The second element of the generalization is that instead of modeling the mean, as before, we will introduce a one-to-one continuous differentiable transformation \( g(\mu_i) \) and focus on
\[\tag{B.4}\eta_i = g(\mu_i).\]The function \( g(\mu_i) \) will be called the link\/ function. Examples of link functions include the identity, log, reciprocal, logit and probit.
We further assume that the transformed mean follows a linear model, so that
\[\tag{B.5}\eta_i = \boldsymbol{x}_i' \boldsymbol{\beta}.\]The quantity \( \eta_i \) is called the linear predictor. Note that the model for \( \eta_i \) is pleasantly simple. Since the link function is one-to-one we can invert it to obtain
\[ \mu_i = g^{-1}(\boldsymbol{x}_i' \boldsymbol{\beta}). \]The model for \( \mu_i \) is usually more complicated than the model for \( \eta_i \).
Note that we do not transform the response \( y_i \), but rather its expected value \( \mu_i \). A model where \( \log y_i \) is linear on \( x_i \), for example, is not the same as a generalized linear model where \( \log \mu_i \) is linear on \( x_i \).
Example: The standard linear model we have studied so far can be described as a generalized linear model with normal errors and identity link, so that \[ \eta_i = \mu_i. \]It also happens that \( \mu_i \), and therefore \( \eta_i \), is the same as \( \theta_i \), the parameter in the exponential family density.\( \Box \)
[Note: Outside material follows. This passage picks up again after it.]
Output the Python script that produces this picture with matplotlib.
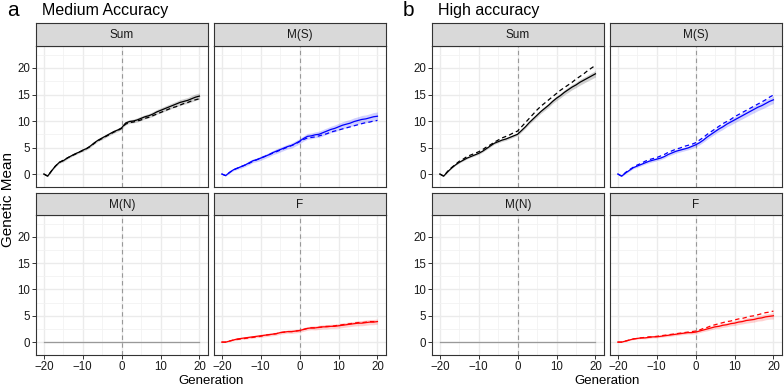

When the link function makes the linear predictor \( \eta_i \) the same as the canonical parameter \( \theta_i \), we say that we have a canonical link\/. The identity is the canonical link for the normal distribution. In later sections we will see that the logit is the canonical link for the binomial distribution and the log is the canonical link for the Poisson distribution. This leads to some natural pairings:
Error | Link |
Normal | Identity |
Binomial | Logit |
Poisson | Log |
However, other combinations are also possible. An advantage of canonical links is that a minimal sufficient statistic for \( \boldsymbol{\beta} \) exists, i.e. all the information about \( \boldsymbol{\beta} \) is contained in a function of the data of the same dimensionality as \( \boldsymbol{\beta} \).